Radiomics features from multiparametric MRI exams can predict prostate cancer metastases: Study
USA: A recent study revealed that radiomics features extracted from multiparametric MRI exams can help to predict prostate cancer metastatic risk. The study findings, presented at the International Society for Magnetic Resonance in Medicine (ISMRM) meeting held in London, U.K. imply how prostate cancer circulating tumor cells negatively affect patient outcomes.
"Circulating tumor cells are cancer cells detectable in the peripheral blood released by the tumor," , presenter Mohammad Alhusseini, PhD, of the University of Miami Miller School of Medicine in Florida said. "[They] constitute seeds for subsequent growth of additional tumor metastases, triggering a mechanism that is responsible for many cancer-related deaths."

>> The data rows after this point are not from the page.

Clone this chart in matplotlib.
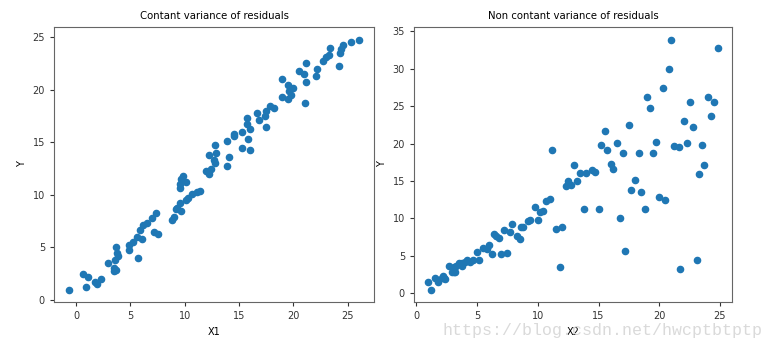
import numpy as np
import matplotlib
matplotlib.use('Agg')
import matplotlib.pyplot as plt

# values
x1 = [26.1, 25.3, 24.6, 24.4, 24.3, 23.4, 23.3, 23.0, 22.7, 24.2, 22.2, 22.1, 21.2, 21.0,
      21.2, 20.5, 21.1, 19.0, 19.5, 20.0, 19.6, 19.8, 19.0, 19.5, 18.2, 17.9, 17.5, 17.4,
      16.7, 16.8, 17.5, 15.7, 15.7, 16.0, 15.3, 15.8, 16.0, 15.3, 14.5, 14.5, 13.9, 14.1,
      13.9, 12.8, 12.9, 12.2, 12.7, 12.8, 12.4, 12.0, 12.2,
      9.8, 9.7, 9.6, 9.6, 10.1, 11.4, 11.1, 10.7, 10.3, 10.1, 9.6, 9.3, 9.7, 9.2, 9.0, 8.8,
      7.4, 7.0, 7.2, 7.5, 6.5, 6.2, 5.9, 6.1, 5.6, 5.7, 5.2, 4.9, 4.9, 3.7, 3.8, 3.9, 3.6,
      2.9, 3.5, 3.5, 3.7, 2.3, 1.9, 1.7, 1.1, 0.6, 0.9, -0.7]
y1 = [24.8, 24.6, 24.3, 23.9, 23.5, 24.0, 23.3, 23.1, 22.8, 22.3, 22.0, 21.3, 22.6, 21.5,
      20.8, 21.8, 18.8, 21.0, 20.5, 20.2, 19.9, 19.5, 19.3, 19.1, 18.3, 18.5, 18.0, 17.5,
      17.8, 17.1, 16.5, 17.3, 16.8, 16.3, 16.0, 15.3, 14.3, 14.5, 15.8, 15.6, 15.1, 13.6,
      12.8, 14.8, 14.0, 13.8, 13.3, 13.0, 12.5, 12.3, 12.0,
      11.8, 11.5, 11.0, 10.7, 11.2, 10.4, 10.3, 10.1, 9.7, 9.5, 9.2, 8.8, 8.5, 8.7, 7.9, 7.6,
      8.3, 7.8, 6.5, 6.3, 7.3, 7.1, 6.7, 5.8, 6.0, 4.0, 5.5, 5.2, 4.8, 5.0, 4.5, 4.2, 3.8,
      3.5, 3.0, 2.8, 2.9, 2.0, 1.5, 1.7, 2.2, 2.5, 1.2, 1.0]

x2 = [21.0, 24.8, 20.8, 20.3, 19.0, 19.2, 22.5, 24.0, 24.5, 24.3, 22.0, 22.8, 17.5, 15.5,
      22.3, 19.7, 16.5, 15.2, 23.5, 21.2, 21.6, 11.2, 15.7, 17.0, 18.3, 19.5, 16.0, 13.0,
      16.2, 23.7, 13.5, 14.0, 14.5, 14.7, 23.3, 18.0, 17.7, 18.5, 20.0, 20.5,
      12.5, 12.3, 12.7, 13.2, 13.8, 15.0, 18.8, 16.8, 11.0, 10.7, 10.4, 10.2, 9.8,
      10.0, 9.4, 9.2, 7.9, 8.8, 8.6, 12.0, 11.5, 21.7, 23.1, 17.2, 11.8,
      8.3, 8.5, 7.7, 7.2, 6.4, 6.6, 6.8, 7.5, 7.0, 6.2, 6.0, 5.8, 5.5, 5.0, 5.2, 4.7, 4.4,
      4.2, 4.0, 3.8, 3.5, 3.8, 3.1, 3.3, 2.7, 3.1, 3.2, 2.9, 2.4, 2.3, 2.2, 2.1, 1.8, 1.8,
      1.5, 1.0, 1.2]
y2 = [33.9, 32.8, 29.9, 27.4, 26.2, 24.8, 25.5, 26.2, 25.6, 23.7, 23.0, 22.2, 22.5, 21.7,
      20.1, 20.2, 20.1, 19.8, 19.8, 19.7, 19.5, 19.1, 19.1, 18.7, 18.8, 18.7, 17.3, 17.2,
      16.6, 17.1, 16.1, 16.0, 16.4, 16.2, 15.9, 15.1, 13.8, 13.5, 12.9, 12.5,
      15.0, 14.3, 14.4, 15.0, 11.3, 11.3, 11.2, 10.1, 12.6, 12.3, 11.0, 10.9, 11.5,
      9.8, 9.8, 9.6, 9.3, 8.9, 8.9, 8.9, 8.6, 3.2, 4.4, 5.6, 3.5,
      7.7, 7.3, 8.2, 8.4, 7.9, 7.7, 7.4, 5.4, 5.2, 5.2, 6.4, 5.9, 6.1, 5.5, 4.4, 4.4, 4.2,
      4.4, 4.2, 4.1, 4.0, 3.6, 3.5, 3.6, 3.6, 2.8, 2.9, 2.8, 1.9, 2.1, 2.3, 2.1, 1.5, 1.8,
      2.1, 1.5, 0.5]

plt.rcParams['font.size'] = 7

fig = plt.figure(figsize=(7.75, 3.5), dpi=100)
ax1 = fig.add_axes([54/775, 48/350, 320/775, 275/350])
ax2 = fig.add_axes([414/775, 48/350, 318/775, 275/350])

ax1.scatter(x1, y1, s=20, color='#1f77b4')
ax1.set_title('Contant variance of residuals', fontsize=7.3)
ax1.set_xlabel('X1')
ax1.set_ylabel('Y')
ax1.set_xticks([0, 5, 10, 15, 20, 25])
ax1.set_yticks([0, 5, 10, 15, 20, 25])

ax2.scatter(x2, y2, s=20, color='#1f77b4')
ax2.set_title('Non contant variance of residuals', fontsize=7.3)
ax2.set_xlabel('X2')
ax2.set_ylabel('Y')
ax2.set_xticks([0, 5, 10, 15, 20, 25])
ax2.set_yticks([0, 5, 10, 15, 20, 25, 30, 35])

for ax in (ax1, ax2):
    for sp in ax.spines.values():
        sp.set_color('#666666')
    ax.tick_params(colors='#333333', length=3)

# watermark of the source page
fig.text(763/775, 1 - 330/350, 'https://blog.csdn.net/hwcptbtptp', ha='right', va='center',
         fontsize=12, color='#dadada', family='Liberation Mono')

fig.savefig('out.png', dpi=100)
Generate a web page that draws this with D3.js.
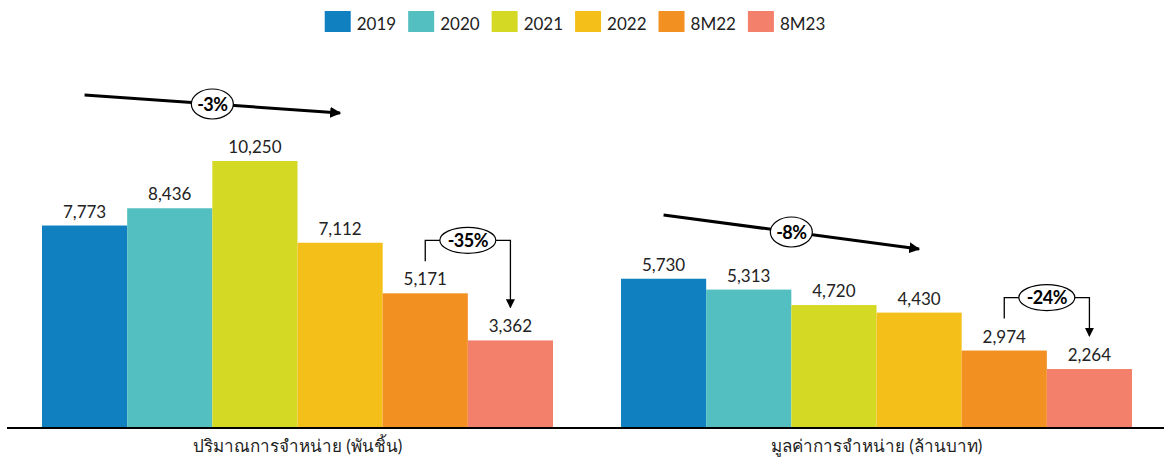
<!DOCTYPE html>
<html>
<head>
<meta charset="utf-8">
<script src="https://cdn.jsdelivr.net/npm/d3@7"></script>
<style>
  body { margin: 0; background: #fff; }
  svg { display: block; font-family: Lato, "Noto Sans", "Open Sans", sans-serif; }
</style>
</head>
<body>
<div id="chart"></div>
<script>
// data
const categories = ["ปริมาณการจำหน่าย (พันชิ้น)", "มูลค่าการจำหน่าย (ล้านบาท)"];
const seriesNames = ["2019", "2020", "2021", "2022", "8M22", "8M23"];
const volumeValues = [7773, 8436, 10250, 7112, 5171, 3362];
const salesValues = [5730, 5313, 4720, 4430, 2974, 2264];
const trendLabels = ["-3%", "-8%"];
const ytdLabels = ["-35%", "-24%"];
const colors = ["#1080C0", "#54BFC1", "#D4DA24", "#F5BF1A", "#F39022", "#F2806A"];

const width = 1164, height = 459;
const baseline = 428;

const groups = [volumeValues, salesValues];

const svg = d3.select("#chart")
    .append("svg")
    .attr("width", width)
    .attr("height", height);

const defs = svg.append("defs");
defs.append("marker")
    .attr("id", "headBig")
    .attr("markerUnits", "userSpaceOnUse")
    .attr("viewBox", "0 0 10 10")
    .attr("refX", 9).attr("refY", 5)
    .attr("markerWidth", 11).attr("markerHeight", 11)
    .attr("orient", "auto")
    .append("path").attr("d", "M0,0 L10,5 L0,10 z").attr("fill", "#000");
defs.append("marker")
    .attr("id", "headSmall")
    .attr("markerUnits", "userSpaceOnUse")
    .attr("viewBox", "0 0 10 10")
    .attr("refX", 9).attr("refY", 5)
    .attr("markerWidth", 9).attr("markerHeight", 9)
    .attr("orient", "auto")
    .append("path").attr("d", "M0,0 L10,5 L0,10 z").attr("fill", "#000");

// scales
const x0 = d3.scaleBand(categories, [42, 1132]).paddingInner(68 / 579);
const x1 = d3.scaleBand(seriesNames, [0, x0.bandwidth()]);
const color = d3.scaleOrdinal(seriesNames, colors);
const y = d3.scaleLinear([0, 10250], [baseline, 161]);

// bars
const groupSel = svg.selectAll(".grp")
    .data(categories)
    .join("g")
    .attr("class", "grp")
    .attr("transform", d => `translate(${x0(d)},0)`);

groupSel.selectAll("rect")
    .data((d, i) => groups[i].map((v, j) => ({ key: seriesNames[j], v })))
    .join("rect")
    .attr("x", d => x1(d.key))
    .attr("y", d => y(d.v))
    .attr("width", x1.bandwidth())
    .attr("height", d => y(0) - y(d.v))
    .attr("fill", d => color(d.key));

groupSel.selectAll("text.val")
    .data((d, i) => groups[i].map((v, j) => ({ key: seriesNames[j], v })))
    .join("text")
    .attr("class", "val")
    .attr("x", d => x1(d.key) + x1.bandwidth() / 2)
    .attr("y", d => y(d.v) - 8)
    .attr("text-anchor", "middle")
    .attr("font-size", 17)
    .attr("fill", "#222")
    .text(d => d3.format(",")(d.v));

// baseline axis
svg.append("line")
    .attr("x1", 7).attr("x2", width)
    .attr("y1", baseline).attr("y2", baseline)
    .attr("stroke", "#000").attr("stroke-width", 2);

svg.selectAll(".cat")
    .data(categories)
    .join("text")
    .attr("class", "cat")
    .attr("x", d => x0(d) + x0.bandwidth() / 2)
    .attr("y", 452)
    .attr("text-anchor", "middle")
    .attr("font-size", 17)
    .attr("fill", "#222")
    .text(d => d);

// trend arrows (first year to 2022)
const trendY = [[95, 113], [215, 249]];
categories.forEach((c, i) => {
    const xa = x0(c) + x1(seriesNames[0]) + x1.bandwidth() / 2;
    const xb = x0(c) + x1(seriesNames[3]) + x1.bandwidth() / 2;
    const [ya, yb] = trendY[i];
    svg.append("line")
        .attr("x1", xa).attr("y1", ya)
        .attr("x2", xb).attr("y2", yb)
        .attr("stroke", "#000").attr("stroke-width", 3)
        .attr("marker-end", "url(#headBig)");
    const cx = (xa + xb) / 2, cy = (ya + yb) / 2;
    svg.append("ellipse")
        .attr("cx", cx).attr("cy", cy)
        .attr("rx", 21).attr("ry", 15)
        .attr("fill", "#fff").attr("stroke", "#000").attr("stroke-width", 1.2);
    svg.append("text")
        .attr("x", cx).attr("y", cy + 6.5)
        .attr("text-anchor", "middle")
        .attr("font-size", 18).attr("font-weight", "bold")
        .attr("letter-spacing", -0.5)
        .text(trendLabels[i]);
});

// 8M22 -> 8M23 brackets
categories.forEach((c, i) => {
    const vals = groups[i];
    const xa = x0(c) + x1(seriesNames[4]) + x1.bandwidth() / 2;
    const xb = x0(c) + x1(seriesNames[5]) + x1.bandwidth() / 2;
    const top = y(vals[4]) - 53;
    svg.append("path")
        .attr("d", `M${xa},${y(vals[4]) - 32} V${top} H${xb} V${y(vals[5]) - 33}`)
        .attr("fill", "none")
        .attr("stroke", "#000").attr("stroke-width", 1.3)
        .attr("marker-end", "url(#headSmall)");
    const cx = (xa + xb) / 2;
    svg.append("ellipse")
        .attr("cx", cx).attr("cy", top)
        .attr("rx", 28).attr("ry", 13)
        .attr("fill", "#fff").attr("stroke", "#000").attr("stroke-width", 1.2);
    svg.append("text")
        .attr("x", cx).attr("y", top + 6.5)
        .attr("text-anchor", "middle")
        .attr("font-size", 18).attr("font-weight", "bold")
        .attr("letter-spacing", -0.5)
        .text(ytdLabels[i]);
});

// legend
const legend = svg.append("g");
let lx = 0;
seriesNames.forEach(s => {
    const g = legend.append("g").attr("transform", `translate(${lx},0)`);
    g.append("rect")
        .attr("x", 0).attr("y", 11)
        .attr("width", 26).attr("height", 21)
        .attr("fill", color(s));
    const t = g.append("text")
        .attr("x", 32).attr("y", 30)
        .attr("font-size", 17)
        .attr("fill", "#222")
        .text(s);
    lx += 32 + t.node().getComputedTextLength() + 12;
});
legend.attr("transform", `translate(${575 - (lx - 12) / 2},0)`);
</script>
</body>
</html>
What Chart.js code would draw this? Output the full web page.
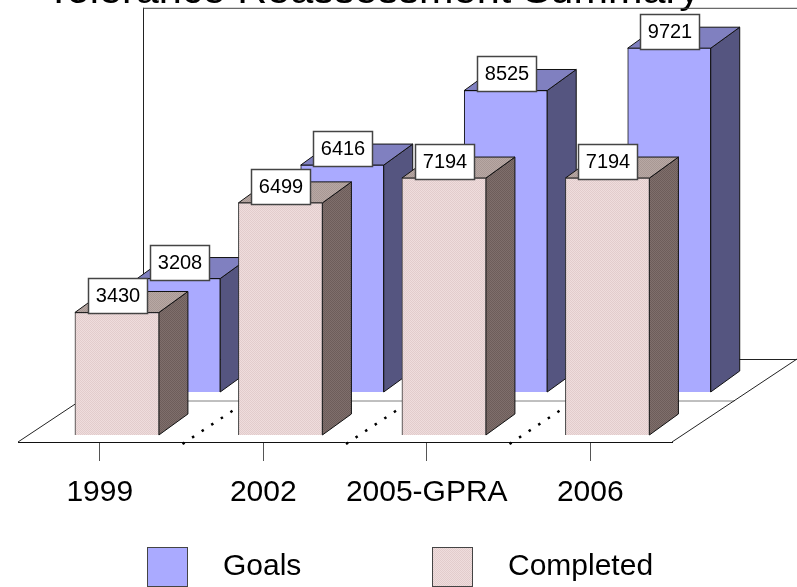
<!DOCTYPE html>
<html>
<head>
<meta charset="utf-8">
<title>Tolerance Reassessment Summary</title>
<script src="https://cdn.jsdelivr.net/npm/chart.js@4"></script>
<style>
  html, body { margin: 0; padding: 0; background: #fff; overflow: hidden; }
  #chart { display: block; }
</style>
</head>
<body>
<canvas id="chart" width="797" height="587"></canvas>
<script>
const categories = ['1999', '2002', '2005-GPRA', '2006'];
const goals = [3208, 6416, 8525, 9721];
const completed = [3430, 6499, 7194, 7194];

const barDepthX = 29, barDepthY = 21;
const floorDepthX = 125, floorDepthY = 83;
const fontName = '"Liberation Sans", Arial, sans-serif';

// dithered fill like the original picture
function dither(c1, c2) {
    const c = document.createElement('canvas');
    c.width = 2; c.height = 2;
    const g = c.getContext('2d');
    g.fillStyle = c1; g.fillRect(0, 0, 2, 2);
    g.fillStyle = c2; g.fillRect(0, 0, 1, 1); g.fillRect(1, 1, 1, 1);
    return g.createPattern(c, 'repeat');
}

const goalFill = { front: '#aaaaff', top: '#8080c0', side: '#555580' };
const doneFill = {
    front: dither('#efdddd', '#e2cccc'),
    top: dither('#b8a8a4', '#a89894'),
    side: dither('#7f6f6c', '#6d5d5a')
};

function line(ctx, x1, y1, x2, y2, color) {
    ctx.strokeStyle = color;
    ctx.beginPath();
    ctx.moveTo(x1, y1);
    ctx.lineTo(x2, y2);
    ctx.stroke();
}

// back wall, floor and the dotted category lines
const floorPlugin = {
    id: 'floor',
    // title in the original sits right of the plot centre
    afterLayout(chart) {
        chart.titleBlock.left += 28;
        chart.titleBlock.right += 28;
    },
    beforeDatasetsDraw(chart) {
        const { ctx, chartArea: a, scales: { x } } = chart;
        const left = a.left, right = a.right, bottom = a.bottom;
        ctx.save();
        ctx.lineWidth = 1;
        line(ctx, left + floorDepthX + 0.5, a.top, left + floorDepthX + 0.5, bottom - floorDepthY, '#222');
        line(ctx, left + floorDepthX, a.top + 0.5, right + floorDepthX, a.top + 0.5, '#444');
        line(ctx, left + floorDepthX, bottom - floorDepthY + 0.5, right + floorDepthX, bottom - floorDepthY + 0.5, '#222');
        line(ctx, left + floorDepthX / 2, bottom - floorDepthY / 2 + 0.5, right + floorDepthX / 2, bottom - floorDepthY / 2 + 0.5, '#808080');
        line(ctx, left, bottom, left + floorDepthX, bottom - floorDepthY, '#222');
        line(ctx, right, bottom, right + floorDepthX, bottom - floorDepthY, '#222');
        ctx.lineWidth = 2.5;
        ctx.setLineDash([2.5, 9]);
        for (let i = 1; i < categories.length; i++) {
            const px = (x.getPixelForTick(i - 1) + x.getPixelForTick(i)) / 2 + 1;
            line(ctx, px, bottom + 2, px + floorDepthX, bottom + 2 - floorDepthY, '#000');
        }
        ctx.restore();
    },
    // side and top faces go under the front of each bar
    beforeDatasetDraw(chart, args) {
        const { ctx } = chart;
        const fill = args.index === 0 ? goalFill : doneFill;
        ctx.save();
        ctx.lineWidth = 1;
        ctx.strokeStyle = '#111';
        args.meta.data.forEach(bar => {
            const l = bar.x - bar.width / 2, r = bar.x + bar.width / 2;
            ctx.fillStyle = fill.side;
            ctx.beginPath();
            ctx.moveTo(r, bar.y);
            ctx.lineTo(r + barDepthX, bar.y - barDepthY);
            ctx.lineTo(r + barDepthX, bar.base - barDepthY);
            ctx.lineTo(r, bar.base);
            ctx.closePath();
            ctx.fill(); ctx.stroke();
            ctx.fillStyle = fill.top;
            ctx.beginPath();
            ctx.moveTo(l, bar.y);
            ctx.lineTo(l + barDepthX, bar.y - barDepthY);
            ctx.lineTo(r + barDepthX, bar.y - barDepthY);
            ctx.lineTo(r, bar.y);
            ctx.closePath();
            ctx.fill(); ctx.stroke();
        });
        ctx.restore();
    },
    // value boxes sit over the top of each bar
    afterDatasetsDraw(chart) {
        const { ctx } = chart;
        ctx.save();
        ctx.font = '20px ' + fontName;
        ctx.textAlign = 'center';
        ctx.textBaseline = 'middle';
        chart.data.datasets.forEach((ds, d) => {
            chart.getDatasetMeta(d).data.forEach((bar, i) => {
                const bx = Math.round(bar.x - 29) + 0.5;
                const by = Math.round(bar.y - 34) + 0.5;
                ctx.fillStyle = '#fff';
                ctx.strokeStyle = '#444';
                ctx.lineWidth = 1.5;
                ctx.fillRect(bx, by, 59, 35);
                ctx.strokeRect(bx, by, 59, 35);
                ctx.fillStyle = '#000';
                ctx.fillText(String(ds.data[i].y), bx + 29.5, by + 18);
            });
        });
        ctx.restore();
    }
};

// legend is spaced wider than the built-in one allows
const legendPlugin = {
    id: 'wideLegend',
    afterDraw(chart) {
        const { ctx } = chart;
        const spots = [147, 432];
        ctx.save();
        ctx.font = '30px ' + fontName;
        ctx.textBaseline = 'middle';
        chart.data.datasets.forEach((ds, d) => {
            ctx.fillStyle = ds.backgroundColor;
            ctx.strokeStyle = '#444';
            ctx.lineWidth = 1;
            ctx.fillRect(spots[d] + 0.5, 547.5, 40, 39);
            ctx.strokeRect(spots[d] + 0.5, 547.5, 40, 39);
            ctx.fillStyle = '#000';
            ctx.fillText(ds.label, spots[d] + 76, 567);
        });
        ctx.restore();
    }
};

new Chart(document.getElementById('chart'), {
    type: 'bar',
    data: {
        labels: categories,
        datasets: [
            {
                label: 'Goals',
                data: goals.map((v, i) => ({ x: i, y: v })),
                backgroundColor: goalFill.front,
                borderColor: '#111',
                borderWidth: 1,
                barThickness: 83,
                grouped: false,
                clip: false,
                xAxisID: 'xBack',
                yAxisID: 'yBack',
                order: 2
            },
            {
                label: 'Completed',
                data: completed.map((v, i) => ({ x: i, y: v })),
                backgroundColor: doneFill.front,
                borderColor: '#333',
                borderWidth: 1,
                barThickness: 84,
                grouped: false,
                clip: false,
                xAxisID: 'xFront',
                yAxisID: 'yFront',
                order: 1
            }
        ]
    },
    options: {
        responsive: false,
        animation: false,
        layout: { padding: { left: 18, right: 125, top: 0, bottom: 62 } },
        plugins: {
            legend: { display: false },
            tooltip: { enabled: false },
            title: {
                display: true,
                text: 'Tolerance Reassessment Summary',
                color: '#000',
                font: { family: fontName, size: 41.5, weight: 'normal' },
                padding: { top: -33, bottom: -9 }
            }
        },
        scales: {
            x: {
                type: 'category',
                labels: categories,
                offset: true,
                border: { color: '#111', width: 1 },
                grid: { offset: false, drawOnChartArea: false, tickLength: 19, color: '#555' },
                ticks: { color: '#000', font: { family: fontName, size: 30 }, padding: 14, maxRotation: 0, autoSkip: false }
            },
            xFront: { type: 'linear', display: false, offset: false, min: -0.605, max: 3.395 },
            xBack: { type: 'linear', display: false, offset: false, min: -0.983, max: 3.017 },
            yFront: { display: false, min: -196, max: 11961 },
            yBack: { display: false, min: -1414, max: 10863 }
        }
    },
    plugins: [floorPlugin, legendPlugin]
});
</script>
</body>
</html>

The team explained that the number of circulating tumor cells (CTCs) is an indicator of metastatic risk in prostate cancer and is a meaningful biomarker. "Quantitative multiparametric MRI features in prostate cancer are associated with tumor aggressiveness," Alhusseini said.
The researchers aimed to explore any links between radiomic features from multiparametric MRI of the prostate and circulating tumor cell counts in 73 prostate cancer patients. They developed and trained a neural network algorithm to predict circulating tumor cell counts (with a threshold of five or more CTCs indicating risk of metastatic disease). 100 training and testing runs of five-fold cross-validation were conducted by the team, measuring results using the area under the receiver operating curve (AUC).